Murad lembrou que a primeira legislação sobre o tema, no Brasil, foi a Lei Afonso Arinos, de 1951, que considerava o racismo uma contravenção. Em 1989, já depois de promulgada a nova Constituição Federal, a nova lei passou a considerar este tipo de ato como um crime.

— A realidade brasileira apesenta ocorrências de racismo em nível inaceitável. Essas pessoas têm de ser punidas. Essa estupidez têm de ser punida criminalmente. Fico contente que o Ministério Público gaúcho já tenha convocado o Esportivo, e que o clube esteja pedindo à torcida que identifique os autores. O racismo é um problema estrutural, e o nosso maior problema estrutural é a impunidade — analisa, recordando que o futebol tem sido um lugar de afirmação do valor e de ascensão social de negros, mestiços e brancos pobres.

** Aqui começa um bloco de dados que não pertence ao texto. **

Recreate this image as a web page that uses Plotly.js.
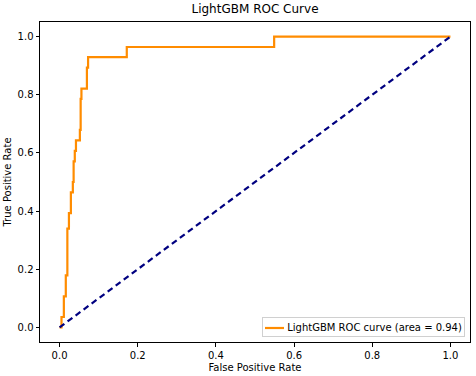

— O racismo vem de fora dos gramados. Vem da sociedade, que não incorpora os negros. Estes foram aceitos nos clubes por sua competência, pelos valores que trouxeram, melhorando o estilo brasileiro de jogar, com movimentos da capoeira, do samba, do maxixe. Assim, ajudaram a mudar o futebol brasileiro e a fazer dele o maior evento da nossa cultura popular. Entretanto, como nossa sociedade não os aceita, negros, e também mulheres ganham menos que os brancos. O Índice de Desenvolvimento Humano do país sem os negros e mestiços é um, e com negros e mestiços, cai drasticamente. Isso, apesar de toda a demonstração de que negros são tão capazes quanto os brancos.

A meses de sediar a Copa do Mundo pela segunda vez, o futebol brasileiro parece voltar na história a uma época pouco conhecida em que preconceitos raciais e sociais imperavam também em campo.

— Historicamente, o futebol brasileiro foi racista, elitista e excludente nas três primeiras décadas (do século 20). Houve algumas iniciativas, como a do Bangu, no Rio, em 1905, e do Corinthians, em São Paulo, não com negros, mas com brancos pobres e imigrantes. Mas, de fato, a pedra de toque foi o Vasco, no Rio, ns anos 20. O Vasco foi o primeiro a efetivamente incorporar a luta contra o racismo como parte de sua política, ao passo que os outros tiveram isso como algo eventual, pontual. Já o Vasco teve um papel proeminente nesta história — relata Murad. — Em 1933, com a adoção do profissionalismo, foi uma maneira de se incluir negros e pobres. A partir do anos 40 e 50, o futebol brasileiro se firma como o maior evento popular do país, graças também a conquistas internacionais da seleção, do Botafogo de Garrincha, do Santos de Pelé.

Especialista em pesquisas sobre a origem do futebol e também sobre a violência das torcidas, Murad lançou há pouco a obra “Para entender a violência no futebol”. Em seu entender, mais do que apenas um esporte, o futebol é uma maneira de se compreender o próprio país.

— Através do futebol, se entende o Brasil. A história do negro mostra, por meio do futebol, o que é o Brasil, com sua estupidez e com tentativas de inclusão. É algo revelador das nossas raízes. É preciso punição criminal (a quem pratica ofensas racistas) e uma campanha de conscientização ampla, por meio da mídia, para incluir valores, falar de cidadania e enfrentar o preconceito — conclui Murad.